Discovery of Suprathermal Ionospheric Origin Fe+ in and Near Earth's Magnetosphere

Abstract

AbstractSuprathermal (87–212 keV/e) singly charged iron, Fe+, has been discovered in and near Earth's ~9–30 RE equatorial magnetosphere using ~21 years of Geotail STICS (suprathermal ion composition spectrometer) data. Its detection is enhanced during higher geomagnetic and solar activity levels. Fe+, rare compared to dominant suprathermal solar wind and ionospheric origin heavy ions, might derive from one or all three candidate lower‐energy sources: (a) ionospheric outflow of Fe+ escaped from ion layers near ~100 km altitude, (b) charge exchange of nominal solar wind iron, Fe+≥7, in Earth's exosphere, or (c) inner source pickup Fe+ carried by the solar wind, likely formed by solar wind Fe interaction with near‐Sun interplanetary dust particles. Earth's semipermanent ionospheric Fe+ layers derive from tons of interplanetary dust particles entering Earth's atmosphere daily, and Fe+ scattered from these layers is observed up to ~1000 km altitude, likely escaping in strong ionospheric outflows. Using ~26% of STICS's magnetosphere‐dominated data when possible Fe+2 ions are not masked by other ions, we demonstrate that solar wind Fe charge exchange secondaries are not an obvious Fe+ source.
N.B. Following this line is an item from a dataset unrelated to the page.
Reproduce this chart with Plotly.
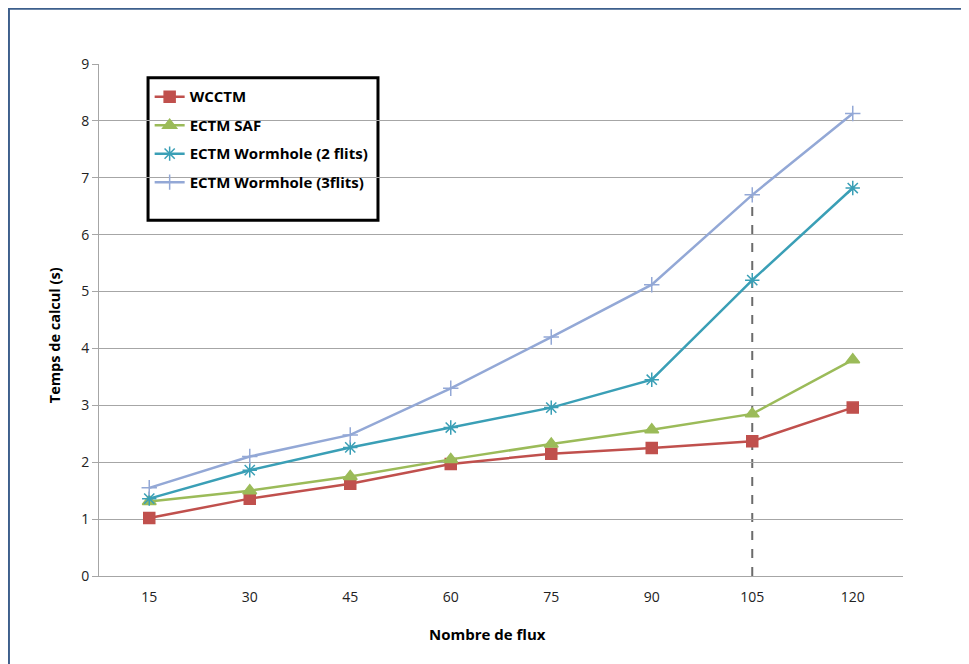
import plotly.graph_objects as go

# data
flux = ["15", "30", "45", "60", "75", "90", "105", "120"]
wcctm = [1.02, 1.36, 1.62, 1.97, 2.15, 2.25, 2.37, 2.96]
ectm_saf = [1.31, 1.50, 1.75, 2.05, 2.32, 2.57, 2.85, 3.80]
wormhole_2 = [1.36, 1.86, 2.26, 2.61, 2.96, 3.45, 5.20, 6.82]
wormhole_3 = [1.55, 2.10, 2.48, 3.30, 4.20, 5.12, 6.70, 8.13]
marker_flux = "105"
marker_top = 6.70

FONT = "Open Sans, Lato, sans-serif"

series = [
    ("WCCTM", wcctm, "#c0504d", "square", 11),
    ("ECTM SAF", ectm_saf, "#9bbb59", "triangle-up", 12),
    ("ECTM Wormhole (2 flits)", wormhole_2, "#3a9fb6", "asterisk-open", 12),
    ("ECTM Wormhole (3flits)", wormhole_3, "#93a8d6", "cross-thin-open", 11),
]

fig = go.Figure()
for i, (name, vals, color, symbol, size) in enumerate(series):
    fig.add_trace(go.Scatter(
        x=flux, y=vals, name=name, mode="lines+markers",
        legendgroup=str(i),
        line=dict(color=color, width=2.5),
        marker=dict(symbol=symbol, size=size, color=color,
                    line=dict(color=color, width=1.5)),
    ))

# dashed marker line at 105 (category index for the shape)
idx = flux.index(marker_flux)
fig.add_shape(type="line", xref="x", yref="y",
              x0=idx, x1=idx, y0=0, y1=marker_top,
              line=dict(color="#6b6b6b", width=2, dash="dash"), layer="below")

# frame around the picture (top and left visible)
fig.add_shape(type="rect", xref="paper", yref="paper",
              x0=-0.112, x1=1.2, y0=-0.3, y1=1.108,
              line=dict(color="#3d5f8c", width=2))

# legend box drawn separately (it is taller than the entries)
fig.add_shape(type="rect", xref="paper", yref="paper",
              x0=0.061, x1=0.347, y0=0.695, y1=0.973,
              line=dict(color="black", width=3), fillcolor="white", layer="below")

# axis titles as annotations so they sit where the reference puts them
fig.add_annotation(text="<b>Nombre de flux</b>", xref="paper", yref="paper",
                   x=0.483, y=-0.113, xanchor="center", yanchor="middle",
                   showarrow=False, font=dict(size=15, color="black"))
fig.add_annotation(text="<b>Temps de calcul (s)</b>", xref="paper", yref="paper",
                   x=-0.055, y=0.47, xanchor="center", yanchor="middle",
                   showarrow=False, textangle=-90,
                   font=dict(size=14.5, color="black"))

fig.update_layout(
    width=961, height=656,
    margin=dict(l=91, r=66, t=56, b=88),
    paper_bgcolor="white", plot_bgcolor="white",
    font=dict(family=FONT, size=14, color="#222222"),
    showlegend=True,
    legend=dict(
        x=0.063, y=0.968, xanchor="left", yanchor="top",
        bgcolor="rgba(0,0,0,0)", borderwidth=0,
        font=dict(family=FONT, size=15, color="black", weight="bold"),
        tracegroupgap=6, itemwidth=30,
    ),
    xaxis=dict(
        type="category", range=[-0.5, len(flux) - 0.5],
        showgrid=False, showline=True,
        linecolor="#a6a6a6", linewidth=1, ticks="",
        ticklabelstandoff=8,
    ),
    yaxis=dict(
        range=[0, 9], dtick=1, showgrid=True, gridcolor="#a6a6a6",
        showline=True, linecolor="#a6a6a6", linewidth=1,
        ticks="outside", ticklen=6, tickcolor="#a6a6a6",
        zeroline=False,
    ),
)

fig.write_html("out.html")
Contemporaneous Earth flyby and cruise data from charge‐energy‐mass spectrometer on the Cassini spacecraft, a functionally identical instrument, show that inner source pickup Fe+ is likely not important at suprathermal energies. Consequently, we suggest that ionospheric Fe+ constitutes at least a significant portion of Earth's suprathermal Fe+, comparable to the situation at Saturn where suprathermal Fe+ is also likely of ionospheric origin.